Quanto a Vítor Barosa – que continuará a ser ouvido na segunda feira – disse que quando recebeu Orlando Figueira não lhe foi indicado que vinha da parte de Carlos Silva, e que acha que foi André Navarro (Presidente da Comissão Executiva do BPAEuropa) quem lho apresentou.

Questionado sobre as alegadas facilidades na concessão do crédito, explicou que o mesmo foi aprovado, por um lado dadas contrapartidas que o cliente trazia para o banco (um carteira de títulos de 12 mil euros, 40 mil euros e ser proprietário de uma casa com algum valor), por outro o facto de ser ter comprometido verbalmente a investir em mais títulos.
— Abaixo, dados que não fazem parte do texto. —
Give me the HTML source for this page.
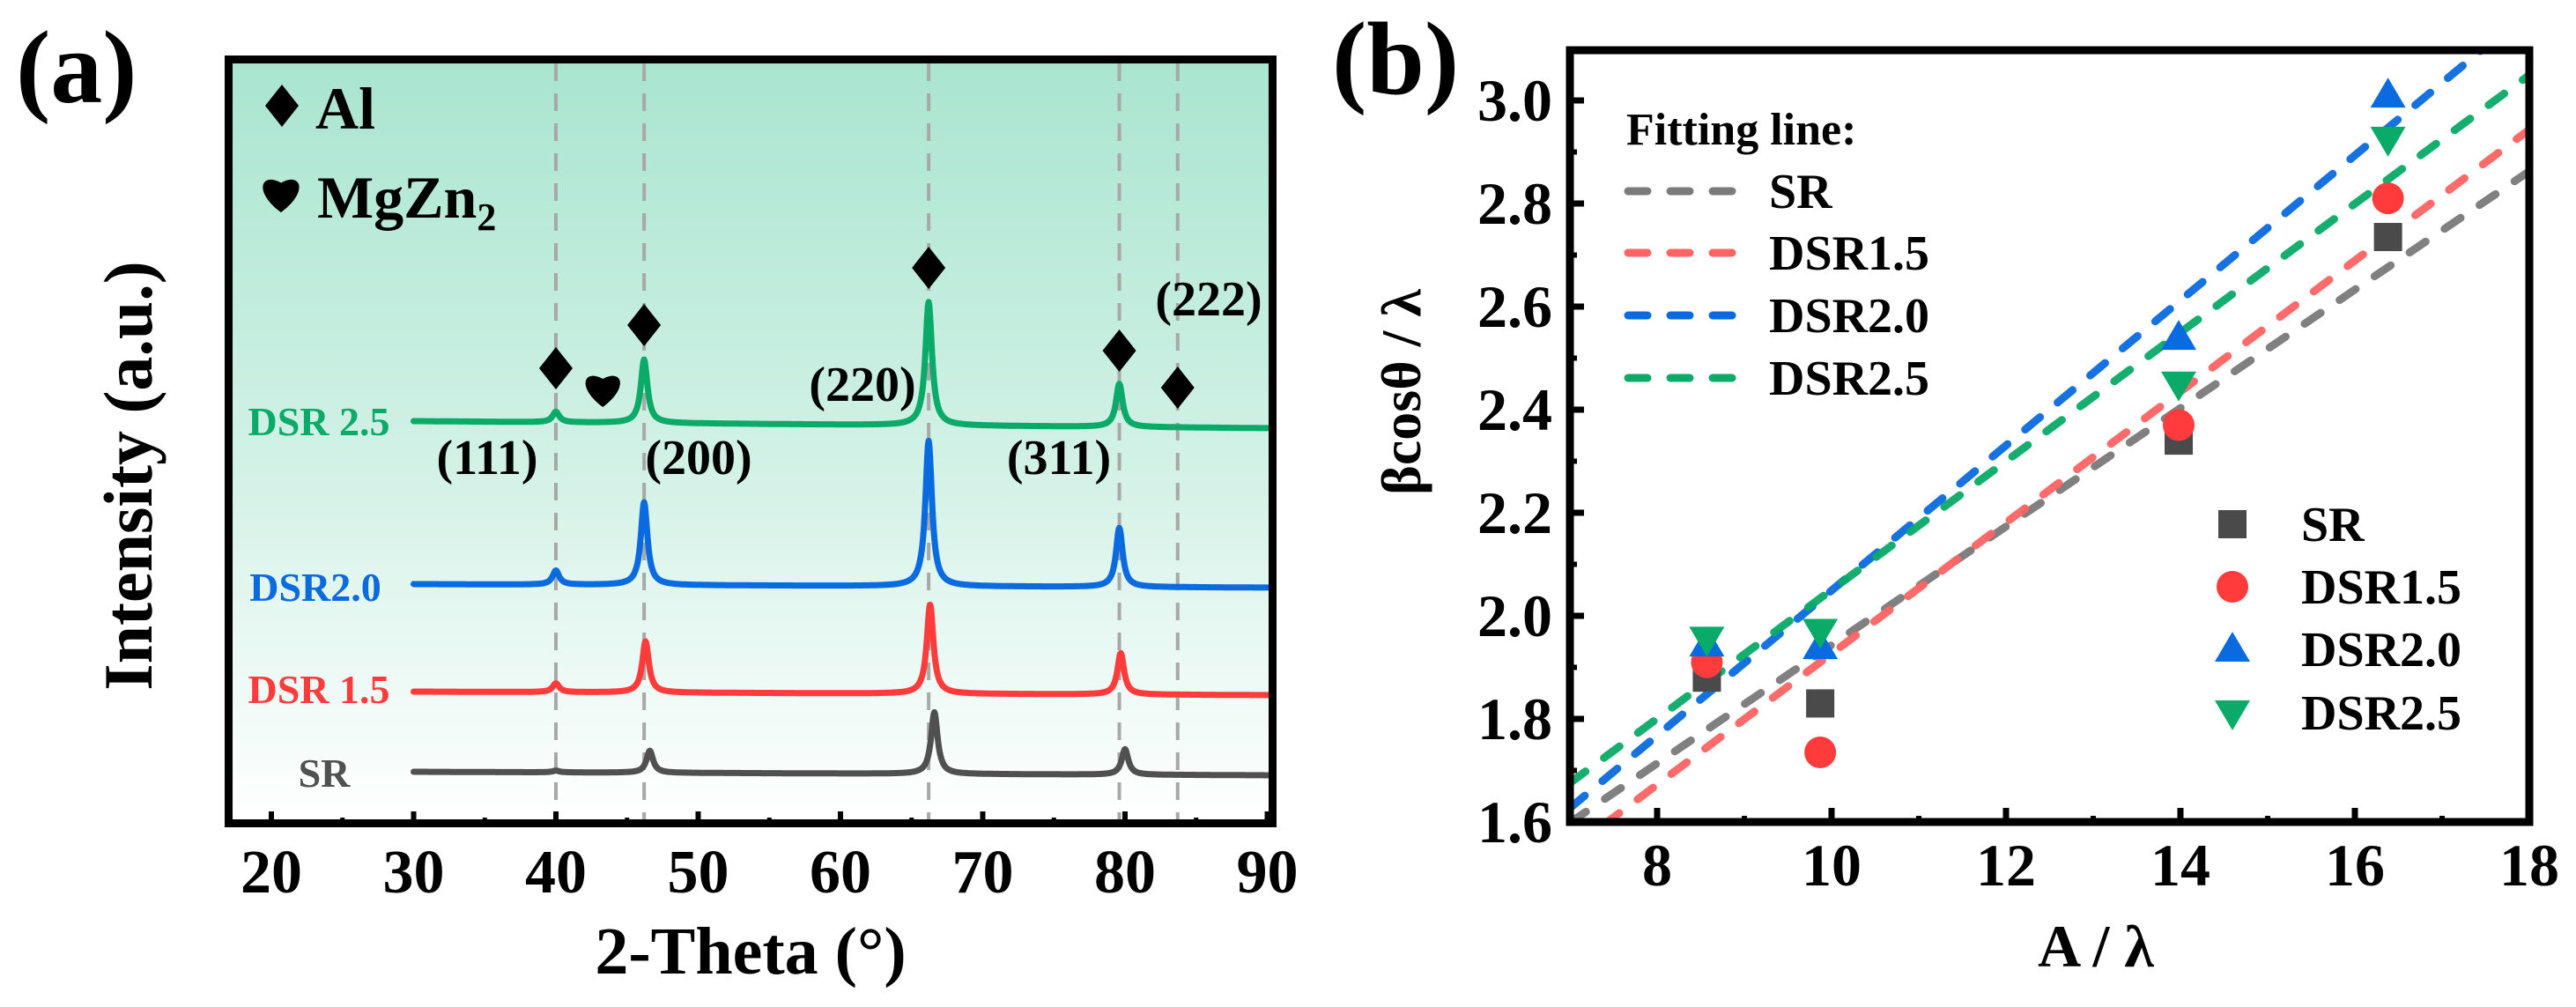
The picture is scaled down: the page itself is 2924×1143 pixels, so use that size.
<!DOCTYPE html>
<html><head><meta charset="utf-8"><style>
html,body{margin:0;padding:0;background:#fff;}
svg{display:block;}
svg text{font-family:"Liberation Serif","Noto Serif CJK SC","DejaVu Serif",serif !important;font-weight:bold;}
</style></head><body>
<svg id="fig" width="2924" height="1143" viewBox="0 0 2924 1143" xmlns="http://www.w3.org/2000/svg" font-family="'Liberation Serif', 'Noto Serif CJK SC', 'DejaVu Serif', serif" font-weight="bold">
<defs>
<linearGradient id="bgA" x1="0" y1="0" x2="0" y2="1">
<stop offset="0" stop-color="#a9e5d0"/><stop offset="0.55" stop-color="#d4f2e7"/><stop offset="1" stop-color="#ffffff"/>
</linearGradient>
<clipPath id="clipB"><rect x="1786" y="61" width="1081" height="868"/></clipPath>
</defs>
<g id="panelA"></g>
<g id="panelB"></g>
</svg>
<script>
// ---------- Panel A data ----------
const xrdSeries = ["SR", "DSR 1.5", "DSR2.0", "DSR 2.5"];
const xrdColors = ["#505050", "#ff3b3b", "#0a6ae0", "#0aaa68"];
const peakPositions = [40.0, 46.2, 66.2, 79.6];
const peakHeightsSR = [2, 25, 70, 29];
const peakHeights15 = [10, 58, 101, 47];
const peakHeights20 = [16, 94, 165, 67];
const peakHeights25 = [12, 72, 140, 49];
const seriesOffsets = [64, 155, 277, 462];
const seriesDrift = [-4, -4, -4, -8];
const peakShift = [0.4, 0.1, 0.0, 0.0];
const refLines = [40.0, 46.2, 66.2, 79.6, 83.7];
const xTicksA = [20, 30, 40, 50, 60, 70, 80, 90];

// ---------- Panel B data ----------
const xB = [8.57, 9.87, 13.98, 16.38];
const ySR = [1.88, 1.83, 2.34, 2.735];
const y15 = [1.91, 1.735, 2.37, 2.81];
const y20 = [1.945, 1.94, 2.54, 3.01];
const y25 = [1.955, 1.97, 2.45, 2.925];
const seriesB = ["SR", "DSR1.5", "DSR2.0", "DSR2.5"];
const xTicksB = [8, 10, 12, 14, 16, 18];
const yTicksB = [1.6, 1.8, 2.0, 2.2, 2.4, 2.6, 2.8, 3.0];

const NS = "http://www.w3.org/2000/svg";
const FONT = "'Liberation Serif', 'Noto Serif CJK SC', 'DejaVu Serif', serif";
function mk(tag, attrs, parent, txt) {
  const e = document.createElementNS(NS, tag);
  for (const k in attrs) e.setAttribute(k, attrs[k]);
  if (tag === "text") { e.setAttribute("font-family", FONT); e.setAttribute("font-weight", "bold"); }
  if (txt !== undefined) e.textContent = txt;
  parent.appendChild(e);
  return e;
}

// ===== Panel A =====
const A = document.getElementById("panelA");
const ax = v => 308 + (v - 20) * 16.15;
const ayBase = 940;
const bg = mk("rect", {x: 259, y: 68, width: 1190, height: 867, fill: "url(#bgA)"}, A);


refLines.forEach(v => {
  const l = mk("line", {x1: ax(v), x2: ax(v), y1: 72, y2: 935, stroke: "#a8a8a8", "stroke-width": 4, "stroke-dasharray": "20 14"}, A);
  
  
});
const heightsAll = [peakHeightsSR, peakHeights15, peakHeights20, peakHeights25];
heightsAll.forEach((hs, si) => {
  let d = "";
  for (let t = 30; t <= 90.001; t += 0.05) {
    let I = seriesOffsets[si] + seriesDrift[si] * (t - 30) / 60;
    peakPositions.forEach((p, k) => {
      const c = p + peakShift[si] * (k > 0 ? 1 : 0);
      const w = 0.28;
      I += hs[k] / (1 + ((t - c) / w) ** 2);
    });
    d += (d ? "L" : "M") + ax(t).toFixed(1) + "," + (ayBase - I).toFixed(1);
  }
  const p = mk("path", {d: d, fill: "none", stroke: xrdColors[si], "stroke-width": 7, "stroke-linejoin": "round", "stroke-linecap": "round"}, A);
  
  
});
const labPos = [[368, 893], [362, 798], [358, 682], [362, 494]];
xrdSeries.forEach((s, i) => {
  const t = mk("text", {x: labPos[i][0], y: labPos[i][1], "text-anchor": "middle", "font-size": 46, fill: xrdColors[i]}, A, s);
  
  
});
function diamond(cx, cy) {
  const p = mk("path", {d: `M${cx},${cy-24}L${cx+19},${cy}L${cx},${cy+24}L${cx-19},${cy}Z`, fill: "#000"}, A);
  
  
}
diamond(ax(40), 418); diamond(ax(46.2), 369); diamond(ax(66.2), 304); diamond(ax(79.6), 398); diamond(ax(83.7), 440);
function heart(cx, cy, s) {
  const p = mk("path", {d: `M${cx},${cy+22*s} C${cx-30*s},${cy} ${cx-22*s},${cy-22*s} ${cx},${cy-10*s} C${cx+22*s},${cy-22*s} ${cx+30*s},${cy} ${cx},${cy+22*s}Z`, fill: "#000"}, A);
  
  
}
heart(ax(43.3), 440, 1.0);
diamond(320, 120);
heart(319, 218, 1.05);
const lg1 = mk("text", {x: 358, y: 146, "font-size": 68, fill: "#000"}, A, "Al");


const lg2 = mk("text", {x: 360, y: 247, "font-size": 68, fill: "#000"}, A);


lg2.innerHTML = 'MgZn<tspan font-size="44" dy="14">2</tspan>';
[["(111)", 553, 538], ["(200)", 793, 538], ["(220)", 979, 455], ["(311)", 1202, 538], ["(222)", 1372, 358]].forEach(h => {
  const t = mk("text", {x: h[1], y: h[2], "text-anchor": "middle", "font-size": 56, fill: "#000"}, A, h[0]);
  
  
});
const fA = mk("rect", {x: 259.5, y: 67.5, width: 1185, height: 867, fill: "none", stroke: "#000", "stroke-width": 9}, A);


xTicksA.forEach(v => {
  const l = mk("line", {x1: ax(v), x2: ax(v), y1: 935, y2: 921, stroke: "#000", "stroke-width": 6}, A);
  
  
  const t = mk("text", {x: ax(v), y: 1013, "text-anchor": "middle", "font-size": 70, fill: "#000"}, A, String(v));
  
  
  if (v < 90) {
    const m = mk("line", {x1: ax(v + 5), x2: ax(v + 5), y1: 935, y2: 928, stroke: "#000", "stroke-width": 5}, A);
    
    
  }
});
const xtA = mk("text", {x: 852, y: 1105, "text-anchor": "middle", "font-size": 76, fill: "#000"}, A, "2-Theta (°)");


const ytA = mk("text", {x: 0, y: 0, "text-anchor": "middle", "font-size": 78, fill: "#000", transform: "translate(172,540) rotate(-90)"}, A, "Intensity (a.u.)");


const pa = mk("text", {x: 18, y: 116, "font-size": 118, fill: "#000"}, A, "(a)");



// ===== Panel B =====
const B = document.getElementById("panelB");
const bx = v => 1782 + (v - 7) * 99;
const by = v => 933 - (v - 1.6) * 585;
const ysB = [ySR, y15, y20, y25];
const markColors = ["#4a4a4a", "#ff3b3b", "#0a6ae0", "#0aaa68"];
const lineColors = ["#7a7a7a", "#ff6464", "#0a6ae0", "#0aaa68"];
const clipG = mk("g", {"clip-path": "url(#clipB)"}, B);
ysB.forEach((ys, si) => {
  const n = xB.length;
  const mx = xB.reduce((a, b) => a + b, 0) / n;
  const my = ys.reduce((a, b) => a + b, 0) / n;
  let sxy = 0, sxx = 0;
  for (let i = 0; i < n; i++) { sxy += (xB[i] - mx) * (ys[i] - my); sxx += (xB[i] - mx) ** 2; }
  const k = sxy / sxx, b0 = my - k * mx;
  const l = mk("line", {x1: bx(7), y1: by(b0 + k * 7), x2: bx(18), y2: by(b0 + k * 18), stroke: lineColors[si], "stroke-width": 9, "stroke-dasharray": "22 26", "stroke-linecap": "round", opacity: 0.95}, clipG);
  
  
});
function marker(kind, cx, cy, col, parent) {
  let e;
  if (kind === 0) e = mk("rect", {x: cx - 16, y: cy - 16, width: 32, height: 32, fill: col}, parent);
  else if (kind === 1) e = mk("circle", {cx: cx, cy: cy, r: 18, fill: col}, parent);
  else if (kind === 2) e = mk("path", {d: `M${cx},${cy-20}L${cx+20},${cy+14}L${cx-20},${cy+14}Z`, fill: col}, parent);
  else e = mk("path", {d: `M${cx},${cy+20}L${cx+20},${cy-14}L${cx-20},${cy-14}Z`, fill: col}, parent);
  return e;
}
ysB.forEach((ys, si) => {
  ys.forEach((v, i) => {
    const m = marker(si, bx(xB[i]), by(v), markColors[si], B);
    
    
  });
});
const fl = mk("text", {x: 1846, y: 164, "font-size": 52, fill: "#000"}, B, "Fitting line:");


[217, 287, 358, 429].forEach((y, i) => {
  const l = mk("line", {x1: 1848, x2: 1966, y1: y, y2: y, stroke: lineColors[i], "stroke-width": 9, "stroke-dasharray": "22 26", "stroke-linecap": "round"}, B);
  
  
  const t = mk("text", {x: 2008, y: y + 19, "font-size": 56, fill: "#000"}, B, seriesB[i]);
  
  
});
[595, 666, 737, 809].forEach((y, i) => {
  const m = marker(i, 2534, y, markColors[i], B);
  
  
  const t = mk("text", {x: 2612, y: y + 19, "font-size": 56, fill: "#000"}, B, seriesB[i]);
  
  
});
const fB = mk("rect", {x: 1782, y: 57, width: 1089, height: 876, fill: "none", stroke: "#000", "stroke-width": 9}, B);


xTicksB.forEach(v => {
  const l = mk("line", {x1: bx(v), x2: bx(v), y1: 933, y2: 917, stroke: "#000", "stroke-width": 7}, B);
  
  
  const t = mk("text", {x: bx(v), y: 1005, "text-anchor": "middle", "font-size": 68, fill: "#000"}, B, String(v));
  
  
  if (v < 18) {
    const m = mk("line", {x1: bx(v + 1), x2: bx(v + 1), y1: 933, y2: 926, stroke: "#000", "stroke-width": 6}, B);
    
    
  }
});
yTicksB.forEach(v => {
  const l = mk("line", {x1: 1782, x2: 1798, y1: by(v), y2: by(v), stroke: "#000", "stroke-width": 7}, B);
  
  
  const t = mk("text", {x: 1762, y: by(v) + 23, "text-anchor": "end", "font-size": 68, fill: "#000"}, B, v.toFixed(1));
  
  
  if (v < 3.0) {
    const m = mk("line", {x1: 1782, x2: 1790, y1: by(v + 0.1), y2: by(v + 0.1), stroke: "#000", "stroke-width": 6}, B);
    
    
  }
});
const xtB = mk("text", {x: 2379, y: 1097, "text-anchor": "middle", "font-size": 68, fill: "#000"}, B, "A / λ");


const ytB = mk("text", {x: 0, y: 0, "text-anchor": "middle", "font-size": 64, fill: "#000", transform: "translate(1612,445) rotate(-90)"}, B, "βcosθ / λ");


const pb = mk("text", {x: 1512, y: 106, "font-size": 118, fill: "#000"}, B, "(b)");


</script>
</body></html>
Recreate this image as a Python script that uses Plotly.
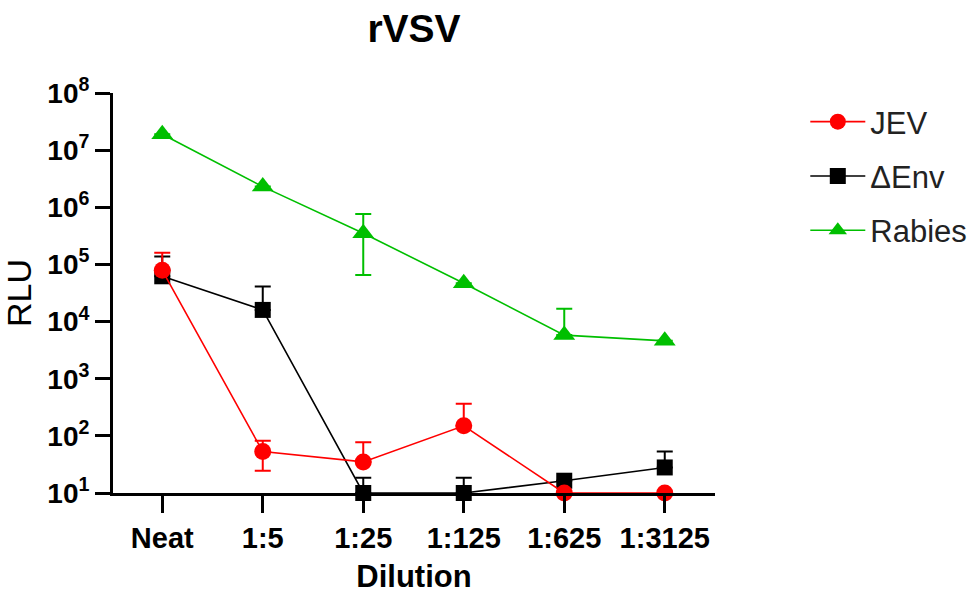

Este compromisso verbal e a ausência de definição de penalizações para o caso de Orlando Figueira se desfazer da casa e o banco perder essa garantia foram no entanto arrasadas pelo juiz presidente do coletivo.

Vítor Barosa reforçou ainda não saber à data da concessão do empréstimo que Orlando Figueira poderia vir a trabalhar para o grupo ou para Carlos Silva: «Não sabia que Orlando Figueira ia para uma empresa angolana quando fez o empréstimo, só soube em janeiro ou fevereiro do ano seguinte, quando recebeu a transferência de 2012. É nessa altura que tomo conhecimento» [da Primagest].

Contradições entre Cândida Almeida e arguidos
Esta semana, a antiga diretora do DCIAP continuou a ser ouvida e as contradições entre a sua versão e o que disseram Orlando Figueira e Paulo Blanco, que durante anos representou o Estado angolano em investigações do DCIAP, levaram inclusivamente a que fosse determinada pelo coletivo uma acareação – confronto de versões.
A primeira discordância foi sobre o número de reuniões em Lisboa em que estiveram presentes o procurador-geral da República de Angola, João Maria de Sousa, a antiga diretora do DCIAP, Orlando Figueira e Paulo Blanco. Estes dois últimos defenderam sempre que foram vários os encontros, enquanto que Cândida Almeida disse apenas lembrar-se de um.

Outro tema que tem mais do que uma versão é o dossiê que Figueira levou para Angola em 2011, numa viagem cujo objetivo era participar nas comemorações da semana da legalidade. Os arguidos dizem que o memorando ou dossiê com informações de processos que corriam em Portugal e visavam a elite angolana foi levado a pedido da então diretora do DCIAP. Mas Cândida Almeida garante que não deu ordem para que Orlando Figueira levasse documentos, adiantando: «Agora se levou ou não, não sei».

O último ponto foi o facto de o inquérito que visava Manuel Vicente pela compra de um apartamento no Estoril Sol poder ter sido considerado pelo DCIAP um assunto de Estado. A antiga diretora do DCIAP assegura que não.

Apesar das divergências houve um ponto sublinhado por Cândida Almeida que vai ao encontro do que as defesas têm afirmado. É que nos arquivamentos a última palavra era sua (ainda que muitas vezes os procuradores soubessem antecipadamente o sentido da sua decisão). A defesa de Orlando Figueira e Paulo Blanco tem referido ser impossível qualquer acordo entre o ex-procurador e Manuel Vicente para arquivar processos, dado que a última palavra não era do magistrado.